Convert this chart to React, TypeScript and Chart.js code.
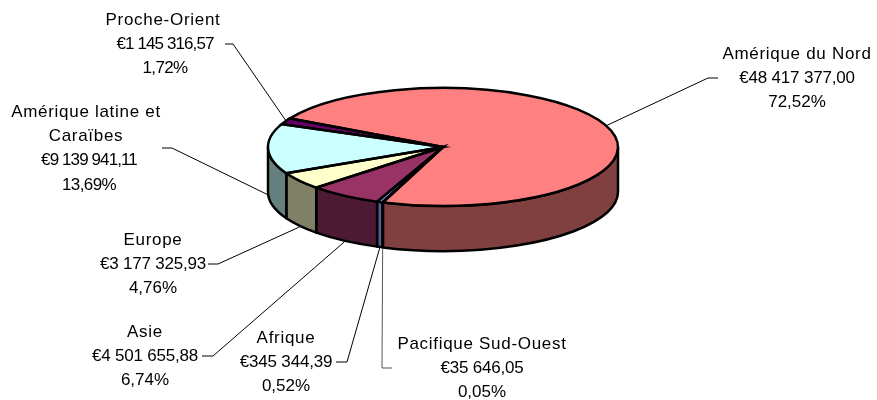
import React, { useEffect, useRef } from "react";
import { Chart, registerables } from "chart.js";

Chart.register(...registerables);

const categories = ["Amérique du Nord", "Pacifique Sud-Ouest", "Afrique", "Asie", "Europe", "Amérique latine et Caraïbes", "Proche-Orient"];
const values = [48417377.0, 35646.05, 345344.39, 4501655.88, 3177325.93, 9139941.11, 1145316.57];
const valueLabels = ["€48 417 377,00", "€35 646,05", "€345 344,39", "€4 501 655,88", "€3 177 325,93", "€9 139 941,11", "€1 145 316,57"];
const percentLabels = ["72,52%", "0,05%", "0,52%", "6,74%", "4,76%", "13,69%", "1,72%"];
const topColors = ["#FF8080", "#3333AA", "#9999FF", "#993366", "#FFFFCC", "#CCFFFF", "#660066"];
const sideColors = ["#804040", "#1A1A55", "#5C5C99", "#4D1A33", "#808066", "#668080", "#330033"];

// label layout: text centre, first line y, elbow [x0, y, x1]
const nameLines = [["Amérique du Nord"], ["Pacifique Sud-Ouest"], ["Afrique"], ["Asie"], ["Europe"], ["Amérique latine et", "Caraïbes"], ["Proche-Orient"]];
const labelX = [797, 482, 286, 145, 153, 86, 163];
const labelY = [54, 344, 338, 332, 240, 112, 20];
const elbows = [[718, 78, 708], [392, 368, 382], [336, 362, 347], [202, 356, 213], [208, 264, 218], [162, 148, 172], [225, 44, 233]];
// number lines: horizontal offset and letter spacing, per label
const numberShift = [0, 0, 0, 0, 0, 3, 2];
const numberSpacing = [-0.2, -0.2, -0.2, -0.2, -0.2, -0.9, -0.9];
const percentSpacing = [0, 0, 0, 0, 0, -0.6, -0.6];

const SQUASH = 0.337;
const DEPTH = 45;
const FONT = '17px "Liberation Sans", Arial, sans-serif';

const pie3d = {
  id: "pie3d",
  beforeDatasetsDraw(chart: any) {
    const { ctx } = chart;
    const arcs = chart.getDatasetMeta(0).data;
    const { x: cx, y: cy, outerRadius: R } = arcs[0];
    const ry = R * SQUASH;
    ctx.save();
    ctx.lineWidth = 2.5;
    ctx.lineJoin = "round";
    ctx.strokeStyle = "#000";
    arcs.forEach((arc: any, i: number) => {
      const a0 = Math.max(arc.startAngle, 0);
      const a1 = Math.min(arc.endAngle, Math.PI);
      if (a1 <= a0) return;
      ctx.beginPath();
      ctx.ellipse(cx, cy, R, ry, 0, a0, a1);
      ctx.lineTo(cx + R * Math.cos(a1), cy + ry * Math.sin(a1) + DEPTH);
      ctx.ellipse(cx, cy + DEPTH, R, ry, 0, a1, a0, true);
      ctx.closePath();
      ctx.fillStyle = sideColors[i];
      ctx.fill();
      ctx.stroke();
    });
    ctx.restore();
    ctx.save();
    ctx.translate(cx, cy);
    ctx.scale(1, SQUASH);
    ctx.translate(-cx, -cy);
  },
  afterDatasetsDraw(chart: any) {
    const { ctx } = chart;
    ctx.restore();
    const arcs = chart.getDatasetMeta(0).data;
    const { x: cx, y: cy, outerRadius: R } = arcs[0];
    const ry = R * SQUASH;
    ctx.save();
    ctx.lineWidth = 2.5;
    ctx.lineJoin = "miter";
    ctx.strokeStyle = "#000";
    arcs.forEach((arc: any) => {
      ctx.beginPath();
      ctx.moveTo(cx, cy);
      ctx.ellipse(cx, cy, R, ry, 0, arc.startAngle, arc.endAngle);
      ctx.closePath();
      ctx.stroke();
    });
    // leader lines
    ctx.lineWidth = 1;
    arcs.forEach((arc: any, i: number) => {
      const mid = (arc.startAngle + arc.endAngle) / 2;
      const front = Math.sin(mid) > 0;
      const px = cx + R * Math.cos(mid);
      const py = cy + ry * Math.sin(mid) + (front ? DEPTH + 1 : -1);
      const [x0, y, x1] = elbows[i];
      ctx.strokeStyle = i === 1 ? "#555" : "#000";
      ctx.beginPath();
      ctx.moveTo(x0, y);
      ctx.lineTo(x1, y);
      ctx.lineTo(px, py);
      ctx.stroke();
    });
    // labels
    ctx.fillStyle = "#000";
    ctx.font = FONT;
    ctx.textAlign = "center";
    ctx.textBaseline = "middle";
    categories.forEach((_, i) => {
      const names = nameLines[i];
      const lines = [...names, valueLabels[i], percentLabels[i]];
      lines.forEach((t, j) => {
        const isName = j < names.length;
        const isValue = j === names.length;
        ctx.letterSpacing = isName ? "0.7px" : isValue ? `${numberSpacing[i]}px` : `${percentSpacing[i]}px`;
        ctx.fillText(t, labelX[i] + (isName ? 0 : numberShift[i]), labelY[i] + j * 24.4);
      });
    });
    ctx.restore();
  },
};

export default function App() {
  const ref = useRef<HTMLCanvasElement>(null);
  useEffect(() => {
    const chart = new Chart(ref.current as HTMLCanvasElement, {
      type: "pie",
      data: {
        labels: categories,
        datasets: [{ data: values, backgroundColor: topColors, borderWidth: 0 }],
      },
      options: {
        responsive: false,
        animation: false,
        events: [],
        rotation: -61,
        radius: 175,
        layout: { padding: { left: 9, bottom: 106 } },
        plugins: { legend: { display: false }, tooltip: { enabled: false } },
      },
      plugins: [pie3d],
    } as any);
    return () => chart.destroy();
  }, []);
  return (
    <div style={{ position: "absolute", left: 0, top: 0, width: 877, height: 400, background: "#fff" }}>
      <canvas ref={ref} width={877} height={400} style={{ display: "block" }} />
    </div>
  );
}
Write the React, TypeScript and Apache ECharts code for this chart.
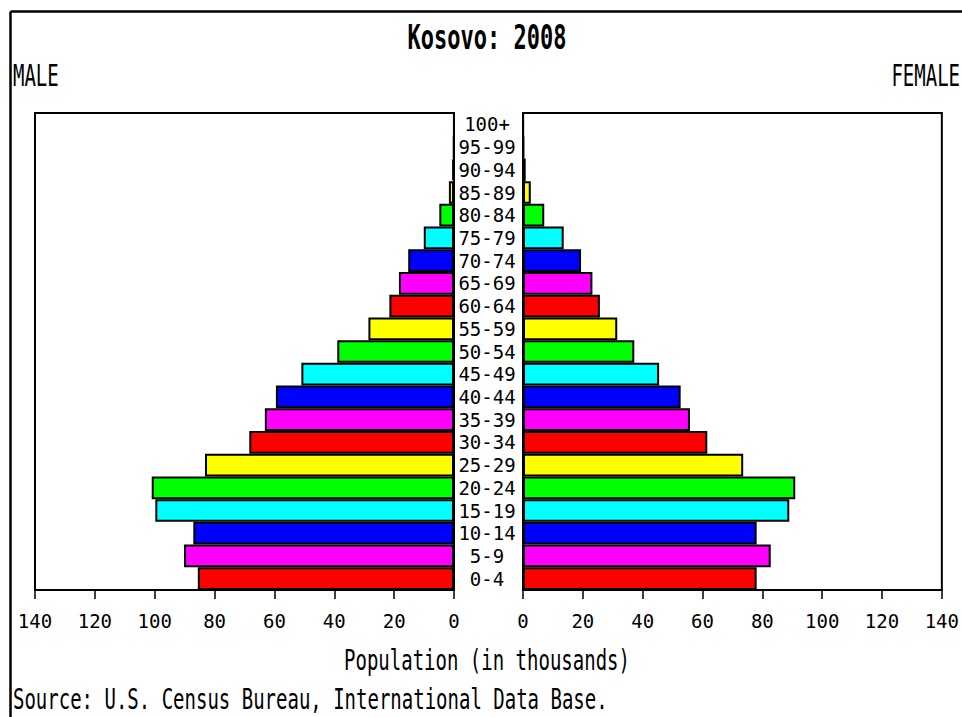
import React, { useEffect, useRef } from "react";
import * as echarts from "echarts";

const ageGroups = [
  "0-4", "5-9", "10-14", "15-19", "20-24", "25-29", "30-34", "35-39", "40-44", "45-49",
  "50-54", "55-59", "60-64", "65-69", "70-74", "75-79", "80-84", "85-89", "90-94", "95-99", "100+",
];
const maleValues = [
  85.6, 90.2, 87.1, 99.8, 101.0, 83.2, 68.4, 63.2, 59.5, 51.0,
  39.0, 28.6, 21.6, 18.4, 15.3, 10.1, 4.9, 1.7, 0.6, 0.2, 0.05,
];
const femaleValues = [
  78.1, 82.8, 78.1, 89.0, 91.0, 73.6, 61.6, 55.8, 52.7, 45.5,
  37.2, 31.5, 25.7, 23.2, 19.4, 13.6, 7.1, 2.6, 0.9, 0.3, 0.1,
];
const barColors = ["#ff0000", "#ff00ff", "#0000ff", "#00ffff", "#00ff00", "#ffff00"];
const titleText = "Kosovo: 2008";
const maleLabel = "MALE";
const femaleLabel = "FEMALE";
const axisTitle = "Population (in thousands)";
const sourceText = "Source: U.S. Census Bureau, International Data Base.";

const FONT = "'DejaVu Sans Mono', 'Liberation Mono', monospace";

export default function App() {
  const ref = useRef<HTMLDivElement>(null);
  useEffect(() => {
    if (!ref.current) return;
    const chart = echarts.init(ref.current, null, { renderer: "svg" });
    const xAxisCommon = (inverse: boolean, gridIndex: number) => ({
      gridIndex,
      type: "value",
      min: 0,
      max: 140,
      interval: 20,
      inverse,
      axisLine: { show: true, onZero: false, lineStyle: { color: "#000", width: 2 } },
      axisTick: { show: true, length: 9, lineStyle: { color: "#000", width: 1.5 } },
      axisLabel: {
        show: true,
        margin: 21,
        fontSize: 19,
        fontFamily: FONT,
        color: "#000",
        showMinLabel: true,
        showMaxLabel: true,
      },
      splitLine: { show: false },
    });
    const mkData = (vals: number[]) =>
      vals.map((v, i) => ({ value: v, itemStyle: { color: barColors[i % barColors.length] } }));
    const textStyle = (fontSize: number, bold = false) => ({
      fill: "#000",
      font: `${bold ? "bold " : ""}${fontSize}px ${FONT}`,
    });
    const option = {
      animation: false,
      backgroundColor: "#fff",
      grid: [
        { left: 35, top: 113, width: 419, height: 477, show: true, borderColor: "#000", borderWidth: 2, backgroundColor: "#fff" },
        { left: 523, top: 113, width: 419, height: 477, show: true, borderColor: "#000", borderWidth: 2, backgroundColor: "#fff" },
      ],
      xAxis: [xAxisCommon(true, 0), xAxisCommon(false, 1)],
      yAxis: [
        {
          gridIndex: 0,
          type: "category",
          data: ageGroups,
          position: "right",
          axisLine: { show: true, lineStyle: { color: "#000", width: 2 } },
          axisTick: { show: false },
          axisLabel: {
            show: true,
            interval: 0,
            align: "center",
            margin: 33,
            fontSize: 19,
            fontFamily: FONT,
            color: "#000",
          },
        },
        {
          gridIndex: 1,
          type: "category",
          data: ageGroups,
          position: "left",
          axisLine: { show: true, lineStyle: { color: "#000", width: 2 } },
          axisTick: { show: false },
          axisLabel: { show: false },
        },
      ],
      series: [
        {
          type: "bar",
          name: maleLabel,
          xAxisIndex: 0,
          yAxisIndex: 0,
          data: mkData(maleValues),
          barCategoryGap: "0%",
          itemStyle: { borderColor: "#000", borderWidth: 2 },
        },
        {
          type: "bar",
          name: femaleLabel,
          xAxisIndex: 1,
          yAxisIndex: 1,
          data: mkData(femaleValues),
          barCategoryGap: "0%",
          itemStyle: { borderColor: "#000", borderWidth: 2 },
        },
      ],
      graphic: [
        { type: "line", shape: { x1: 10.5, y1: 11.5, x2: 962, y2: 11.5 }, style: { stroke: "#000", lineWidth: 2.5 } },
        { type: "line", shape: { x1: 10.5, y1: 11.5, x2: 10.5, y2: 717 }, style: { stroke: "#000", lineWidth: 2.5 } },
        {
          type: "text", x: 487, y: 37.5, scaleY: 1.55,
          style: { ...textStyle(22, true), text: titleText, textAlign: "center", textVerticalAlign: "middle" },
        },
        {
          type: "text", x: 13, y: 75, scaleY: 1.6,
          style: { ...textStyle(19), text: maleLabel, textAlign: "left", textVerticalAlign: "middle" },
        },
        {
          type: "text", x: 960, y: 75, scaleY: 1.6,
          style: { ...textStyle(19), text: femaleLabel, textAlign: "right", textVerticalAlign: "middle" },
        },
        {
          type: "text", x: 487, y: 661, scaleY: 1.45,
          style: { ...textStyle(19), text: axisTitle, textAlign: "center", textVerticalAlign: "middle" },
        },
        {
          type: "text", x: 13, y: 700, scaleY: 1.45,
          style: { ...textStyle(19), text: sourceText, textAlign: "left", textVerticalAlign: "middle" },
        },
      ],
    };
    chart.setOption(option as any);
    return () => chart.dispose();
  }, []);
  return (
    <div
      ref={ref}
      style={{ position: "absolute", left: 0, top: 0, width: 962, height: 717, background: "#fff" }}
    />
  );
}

* * *

Examine the entries and report how many of their lines contain the string "TypeScript", giving no more than the number.

2